Wanting to raise rents is all good and well but do not depend on that to make the property work.

I have seen many buyers lose their shirt thinking they will just come in and do these big increases and then the cash will start flowing in. You usually never want to push above the bottom 50% of market rents especially with older units. The message you will send tenants is a new greedy landlord is charging top market rents but leaving me with this old rundown unit I have lived in for years.

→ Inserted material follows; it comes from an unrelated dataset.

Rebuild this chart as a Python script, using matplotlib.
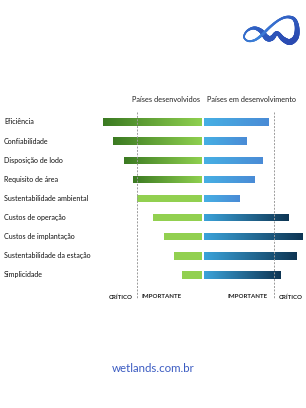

At that point they will seek something the same as their old rent or cheaper or they will move to a brand new place where they would have to pay the uprent that you are trying to charge. The tenants leaves and now you have thousands and thousands of dollars to put in to get re-rented again plus lost income for month from the rehab and rent up. Say you do all that and get 50 extra a month but spent 3,000 in lost rent and repairs. It would take you about 4 to 5 years to see the benefit. This why the name of the game is to increase rents each year as much as you can without losing the tenant. You keep rents going up slightly to handle inflation but you are not "rent shocking" your tenants. Now a value add is cheap because you are paying low to begin with making the forced appreciation worth your time.

The biggest mistake I see people do though is pay a premium and say I am going to do this and this and this and then the property will be great. You have to buy right going in for the as-is condition of the property and then if everything you do doesn't pan out as expected you are still doing good reverting back to the condition and situation you bought it in.